Objective ▸ Make an exact transcription of the material, leaving out all images.

Collected material ▸
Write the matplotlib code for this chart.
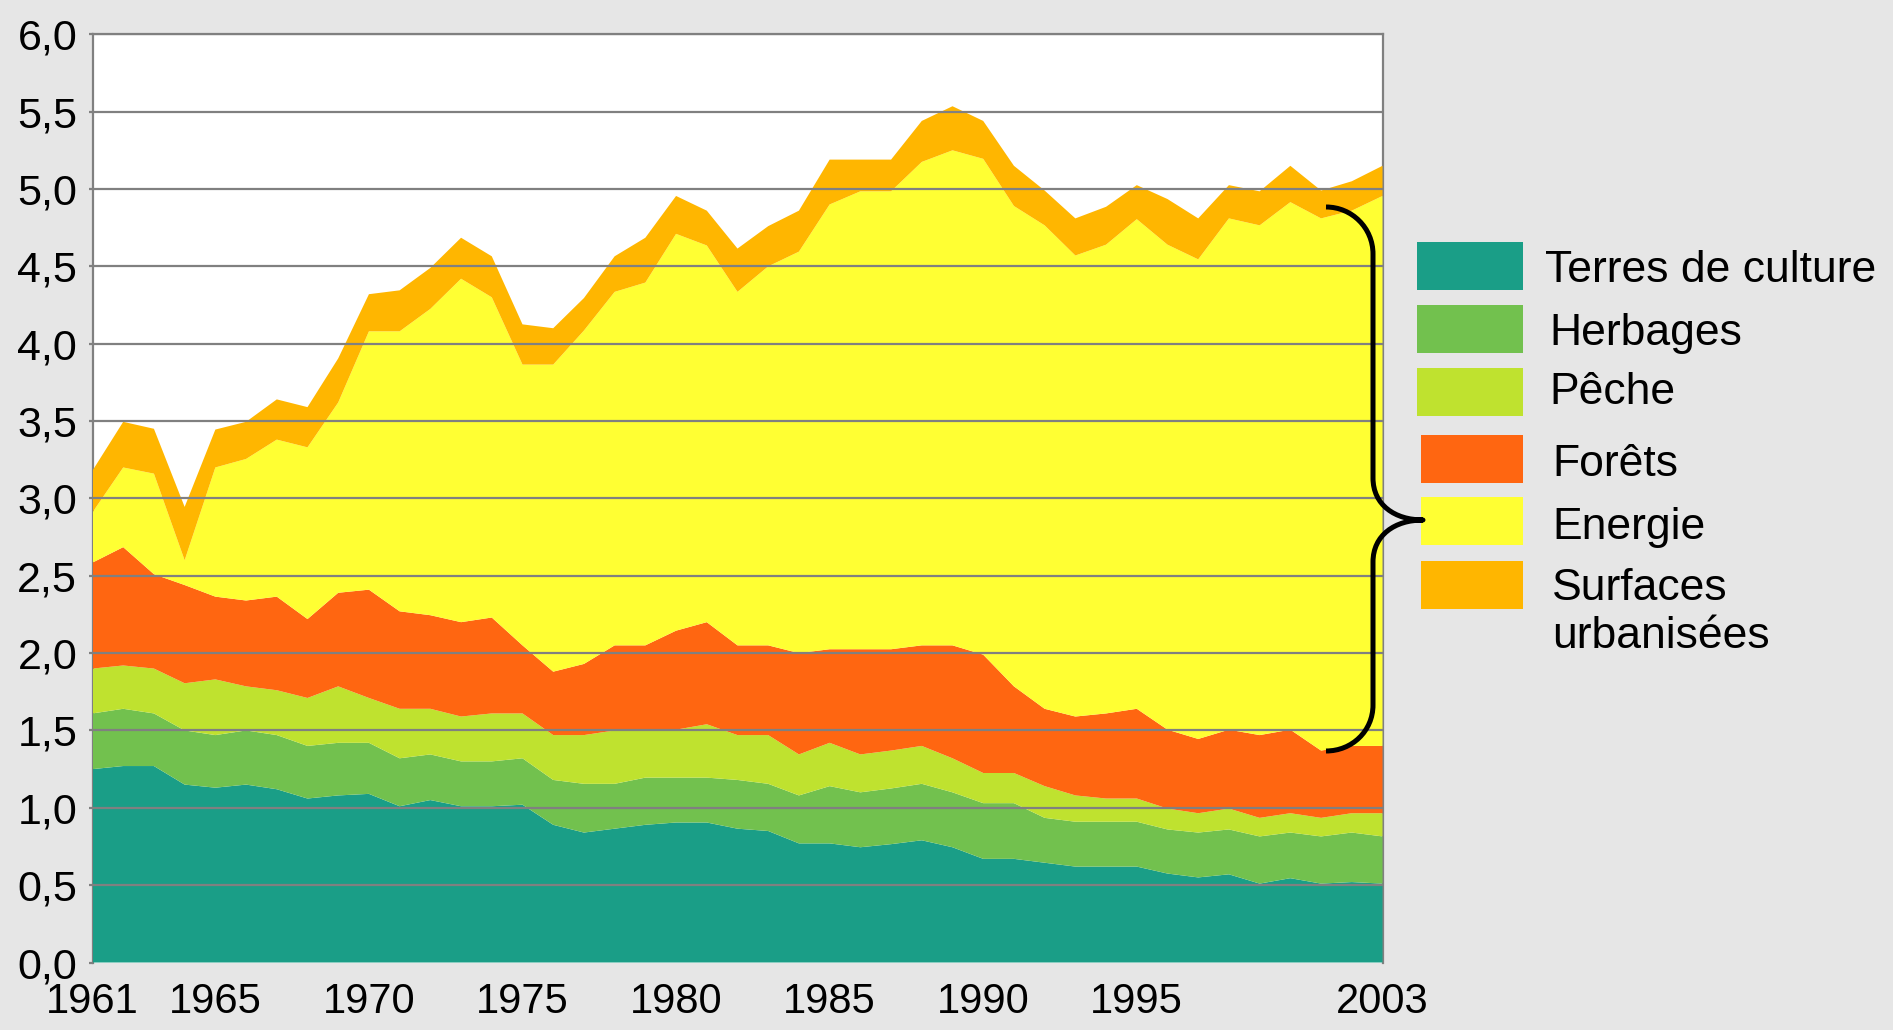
import matplotlib
matplotlib.use('Agg')
import matplotlib.pyplot as plt
from matplotlib.path import Path
from matplotlib.patches import PathPatch, Rectangle
from matplotlib.transforms import Affine2D

plt.rcParams['font.family'] = ['Liberation Sans', 'DejaVu Sans']

# ---------------- data (global hectares per person, by year) ----------------
years = list(range(1961, 2004))

terres = [1.25, 1.27, 1.27, 1.15, 1.13, 1.15, 1.12, 1.06, 1.08, 1.09,
          1.01, 1.05, 1.01, 1.01, 1.02, 0.89, 0.84, 0.865, 0.89, 0.905,
          0.905, 0.865, 0.85, 0.77, 0.77, 0.745, 0.765, 0.79, 0.745, 0.67,
          0.67, 0.645, 0.62, 0.62, 0.62, 0.575, 0.55, 0.57, 0.51, 0.545,
          0.51, 0.52, 0.51]

herbages = [0.36, 0.37, 0.34, 0.35, 0.34, 0.35, 0.35, 0.34, 0.34, 0.33,
            0.31, 0.295, 0.29, 0.29, 0.30, 0.29, 0.315, 0.29, 0.305, 0.29,
            0.29, 0.315, 0.305, 0.31, 0.37, 0.355, 0.36, 0.365, 0.355, 0.36,
            0.36, 0.29, 0.29, 0.29, 0.29, 0.285, 0.29, 0.29, 0.305, 0.295,
            0.305, 0.32, 0.305]

peche = [0.29, 0.28, 0.29, 0.305, 0.36, 0.285, 0.29, 0.31, 0.365, 0.29,
         0.32, 0.295, 0.29, 0.31, 0.29, 0.29, 0.315, 0.345, 0.31, 0.31,
         0.345, 0.29, 0.315, 0.265, 0.28, 0.245, 0.245, 0.245, 0.22, 0.195,
         0.195, 0.205, 0.17, 0.15, 0.15, 0.135, 0.125, 0.135, 0.12, 0.125,
         0.12, 0.125, 0.15]

forets = [0.685, 0.765, 0.61, 0.635, 0.535, 0.555, 0.605, 0.51, 0.605, 0.70,
          0.63, 0.605, 0.61, 0.62, 0.44, 0.41, 0.46, 0.55, 0.545, 0.64,
          0.66, 0.58, 0.58, 0.655, 0.605, 0.68, 0.655, 0.65, 0.73, 0.765,
          0.56, 0.50, 0.51, 0.55, 0.58, 0.51, 0.48, 0.51, 0.535, 0.54,
          0.435, 0.435, 0.435]

energie = [0.325, 0.515, 0.65, 0.16, 0.835, 0.915, 1.015, 1.11, 1.23, 1.67,
           1.81, 1.98, 2.22, 2.07, 1.815, 1.985, 2.155, 2.285, 2.345, 2.565,
           2.435, 2.285, 2.45, 2.595, 2.875, 2.96, 2.96, 3.125, 3.20, 3.205,
           3.105, 3.125, 2.98, 3.03, 3.165, 3.135, 3.10, 3.305, 3.295, 3.41,
           3.44, 3.46, 3.555]

surfaces = [0.27, 0.295, 0.29, 0.345, 0.245, 0.24, 0.26, 0.26, 0.285, 0.24,
            0.265, 0.265, 0.265, 0.265, 0.26, 0.235, 0.21, 0.23, 0.29, 0.245,
            0.225, 0.28, 0.26, 0.265, 0.29, 0.205, 0.205, 0.265, 0.285, 0.245,
            0.26, 0.225, 0.24, 0.245, 0.22, 0.295, 0.265, 0.215, 0.22, 0.235,
            0.18, 0.19, 0.195]

series_names = ['Terres de culture', 'Herbages', 'Pêche', 'Forêts', 'Energie',
                'Surfaces\nurbanisées']
colors = ['#1A9E87', '#72C14E', '#BFE22F', '#FF6611', '#FFFF33', '#FFB600']

xticks = [1961, 1965, 1970, 1975, 1980, 1985, 1990, 1995, 2003]
xticklabels = ['1961', '1965', '1970', '1975', '1980', '1985', '1990', '1995', '2003']
yticks = [0.0, 0.5, 1.0, 1.5, 2.0, 2.5, 3.0, 3.5, 4.0, 4.5, 5.0, 5.5, 6.0]
yticklabels = ['0,0', '0,5', '1,0', '1,5', '2,0', '2,5', '3,0', '3,5', '4,0',
               '4,5', '5,0', '5,5', '6,0']

# ---------------- figure ----------------
W, H = 1893, 1030
BG = '#E6E6E6'
GRID = '#808080'
fig = plt.figure(figsize=(W / 100, H / 100), dpi=100, facecolor=BG)
L, R, T, B = 92.5, 1382.5, 34.3, 962.5
ax = fig.add_axes([L / W, 1 - B / H, (R - L) / W, (B - T) / H])
ax.set_facecolor('white')

ax.stackplot(years, terres, herbages, peche, forets, energie, surfaces,
             colors=colors, linewidth=0, zorder=1)

for v in yticks[1:]:
    ax.axhline(v, color=GRID, lw=1.6, zorder=3)

ax.set_xlim(1961, 2003)
ax.set_ylim(0, 6)
ax.set_xticks(xticks)
ax.set_xticklabels(xticklabels)
ax.set_yticks(yticks)
ax.set_yticklabels(yticklabels)
ax.tick_params(axis='y', length=3, width=1.6, color=GRID, pad=8, labelsize=31)
ax.tick_params(axis='x', length=0, pad=14, labelsize=30)

for s in ['left', 'right', 'top']:
    ax.spines[s].set_color(GRID)
    ax.spines[s].set_linewidth(1.6)
    ax.spines[s].set_zorder(0.5)
ax.spines['bottom'].set_visible(False)

# pixel transform (x from left, y from top)
px = Affine2D().scale(1 / W, -1 / H).translate(0, 1) + fig.transFigure

# ---------------- legend ----------------
boxes = [(1417, 242, 106, 48), (1417, 305, 106, 48), (1417, 368, 106, 48),
         (1421, 435, 102, 48), (1421, 497, 102, 48), (1421, 561, 102, 48)]
# baseline of the last line of each label
text_pos = [(1545, 281.5), (1549, 344.5), (1549, 404.5),
            (1552, 475.5), (1552, 538.5), (1552, 648.5)]
for (x, y, w, h), (tx, ty), name, c in zip(boxes, text_pos, series_names, colors):
    fig.add_artist(Rectangle((x, y), w, h, transform=px, facecolor=c,
                             edgecolor='none'))
    fig.text(tx, ty, name, transform=px, fontsize=32, ha='left',
             va='baseline', color='black', linespacing=1.25)

# ---------------- brace ----------------
verts = [(1326, 207), (1352, 207), (1373, 228), (1373, 254),
         (1373, 478),
         (1373, 505), (1395, 520), (1423, 520),
         (1395, 520), (1373, 535), (1373, 562),
         (1373, 705),
         (1373, 731), (1352, 751), (1326, 751)]
codes = [Path.MOVETO, Path.CURVE4, Path.CURVE4, Path.CURVE4,
         Path.LINETO,
         Path.CURVE4, Path.CURVE4, Path.CURVE4,
         Path.CURVE4, Path.CURVE4, Path.CURVE4,
         Path.LINETO,
         Path.CURVE4, Path.CURVE4, Path.CURVE4]
fig.add_artist(PathPatch(Path(verts, codes), transform=px, facecolor='none',
                         edgecolor='black', lw=3.6, capstyle='butt',
                         joinstyle='round'))

fig.savefig('out.png', dpi=100, facecolor=BG)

Full response ▸
Write the matplotlib code for this chart.
import matplotlib
matplotlib.use('Agg')
import matplotlib.pyplot as plt
from matplotlib.path import Path
from matplotlib.patches import PathPatch, Rectangle
from matplotlib.transforms import Affine2D

plt.rcParams['font.family'] = ['Liberation Sans', 'DejaVu Sans']

# ---------------- data (global hectares per person, by year) ----------------
years = list(range(1961, 2004))

terres = [1.25, 1.27, 1.27, 1.15, 1.13, 1.15, 1.12, 1.06, 1.08, 1.09,
          1.01, 1.05, 1.01, 1.01, 1.02, 0.89, 0.84, 0.865, 0.89, 0.905,
          0.905, 0.865, 0.85, 0.77, 0.77, 0.745, 0.765, 0.79, 0.745, 0.67,
          0.67, 0.645, 0.62, 0.62, 0.62, 0.575, 0.55, 0.57, 0.51, 0.545,
          0.51, 0.52, 0.51]

herbages = [0.36, 0.37, 0.34, 0.35, 0.34, 0.35, 0.35, 0.34, 0.34, 0.33,
            0.31, 0.295, 0.29, 0.29, 0.30, 0.29, 0.315, 0.29, 0.305, 0.29,
            0.29, 0.315, 0.305, 0.31, 0.37, 0.355, 0.36, 0.365, 0.355, 0.36,
            0.36, 0.29, 0.29, 0.29, 0.29, 0.285, 0.29, 0.29, 0.305, 0.295,
            0.305, 0.32, 0.305]

peche = [0.29, 0.28, 0.29, 0.305, 0.36, 0.285, 0.29, 0.31, 0.365, 0.29,
         0.32, 0.295, 0.29, 0.31, 0.29, 0.29, 0.315, 0.345, 0.31, 0.31,
         0.345, 0.29, 0.315, 0.265, 0.28, 0.245, 0.245, 0.245, 0.22, 0.195,
         0.195, 0.205, 0.17, 0.15, 0.15, 0.135, 0.125, 0.135, 0.12, 0.125,
         0.12, 0.125, 0.15]

forets = [0.685, 0.765, 0.61, 0.635, 0.535, 0.555, 0.605, 0.51, 0.605, 0.70,
          0.63, 0.605, 0.61, 0.62, 0.44, 0.41, 0.46, 0.55, 0.545, 0.64,
          0.66, 0.58, 0.58, 0.655, 0.605, 0.68, 0.655, 0.65, 0.73, 0.765,
          0.56, 0.50, 0.51, 0.55, 0.58, 0.51, 0.48, 0.51, 0.535, 0.54,
          0.435, 0.435, 0.435]

energie = [0.325, 0.515, 0.65, 0.16, 0.835, 0.915, 1.015, 1.11, 1.23, 1.67,
           1.81, 1.98, 2.22, 2.07, 1.815, 1.985, 2.155, 2.285, 2.345, 2.565,
           2.435, 2.285, 2.45, 2.595, 2.875, 2.96, 2.96, 3.125, 3.20, 3.205,
           3.105, 3.125, 2.98, 3.03, 3.165, 3.135, 3.10, 3.305, 3.295, 3.41,
           3.44, 3.46, 3.555]

surfaces = [0.27, 0.295, 0.29, 0.345, 0.245, 0.24, 0.26, 0.26, 0.285, 0.24,
            0.265, 0.265, 0.265, 0.265, 0.26, 0.235, 0.21, 0.23, 0.29, 0.245,
            0.225, 0.28, 0.26, 0.265, 0.29, 0.205, 0.205, 0.265, 0.285, 0.245,
            0.26, 0.225, 0.24, 0.245, 0.22, 0.295, 0.265, 0.215, 0.22, 0.235,
            0.18, 0.19, 0.195]

series_names = ['Terres de culture', 'Herbages', 'Pêche', 'Forêts', 'Energie',
                'Surfaces\nurbanisées']
colors = ['#1A9E87', '#72C14E', '#BFE22F', '#FF6611', '#FFFF33', '#FFB600']

xticks = [1961, 1965, 1970, 1975, 1980, 1985, 1990, 1995, 2003]
xticklabels = ['1961', '1965', '1970', '1975', '1980', '1985', '1990', '1995', '2003']
yticks = [0.0, 0.5, 1.0, 1.5, 2.0, 2.5, 3.0, 3.5, 4.0, 4.5, 5.0, 5.5, 6.0]
yticklabels = ['0,0', '0,5', '1,0', '1,5', '2,0', '2,5', '3,0', '3,5', '4,0',
               '4,5', '5,0', '5,5', '6,0']

# ---------------- figure ----------------
W, H = 1893, 1030
BG = '#E6E6E6'
GRID = '#808080'
fig = plt.figure(figsize=(W / 100, H / 100), dpi=100, facecolor=BG)
L, R, T, B = 92.5, 1382.5, 34.3, 962.5
ax = fig.add_axes([L / W, 1 - B / H, (R - L) / W, (B - T) / H])
ax.set_facecolor('white')

ax.stackplot(years, terres, herbages, peche, forets, energie, surfaces,
             colors=colors, linewidth=0, zorder=1)

for v in yticks[1:]:
    ax.axhline(v, color=GRID, lw=1.6, zorder=3)

ax.set_xlim(1961, 2003)
ax.set_ylim(0, 6)
ax.set_xticks(xticks)
ax.set_xticklabels(xticklabels)
ax.set_yticks(yticks)
ax.set_yticklabels(yticklabels)
ax.tick_params(axis='y', length=3, width=1.6, color=GRID, pad=8, labelsize=31)
ax.tick_params(axis='x', length=0, pad=14, labelsize=30)

for s in ['left', 'right', 'top']:
    ax.spines[s].set_color(GRID)
    ax.spines[s].set_linewidth(1.6)
    ax.spines[s].set_zorder(0.5)
ax.spines['bottom'].set_visible(False)

# pixel transform (x from left, y from top)
px = Affine2D().scale(1 / W, -1 / H).translate(0, 1) + fig.transFigure

# ---------------- legend ----------------
boxes = [(1417, 242, 106, 48), (1417, 305, 106, 48), (1417, 368, 106, 48),
         (1421, 435, 102, 48), (1421, 497, 102, 48), (1421, 561, 102, 48)]
# baseline of the last line of each label
text_pos = [(1545, 281.5), (1549, 344.5), (1549, 404.5),
            (1552, 475.5), (1552, 538.5), (1552, 648.5)]
for (x, y, w, h), (tx, ty), name, c in zip(boxes, text_pos, series_names, colors):
    fig.add_artist(Rectangle((x, y), w, h, transform=px, facecolor=c,
                             edgecolor='none'))
    fig.text(tx, ty, name, transform=px, fontsize=32, ha='left',
             va='baseline', color='black', linespacing=1.25)

# ---------------- brace ----------------
verts = [(1326, 207), (1352, 207), (1373, 228), (1373, 254),
         (1373, 478),
         (1373, 505), (1395, 520), (1423, 520),
         (1395, 520), (1373, 535), (1373, 562),
         (1373, 705),
         (1373, 731), (1352, 751), (1326, 751)]
codes = [Path.MOVETO, Path.CURVE4, Path.CURVE4, Path.CURVE4,
         Path.LINETO,
         Path.CURVE4, Path.CURVE4, Path.CURVE4,
         Path.CURVE4, Path.CURVE4, Path.CURVE4,
         Path.LINETO,
         Path.CURVE4, Path.CURVE4, Path.CURVE4]
fig.add_artist(PathPatch(Path(verts, codes), transform=px, facecolor='none',
                         edgecolor='black', lw=3.6, capstyle='butt',
                         joinstyle='round'))

fig.savefig('out.png', dpi=100, facecolor=BG)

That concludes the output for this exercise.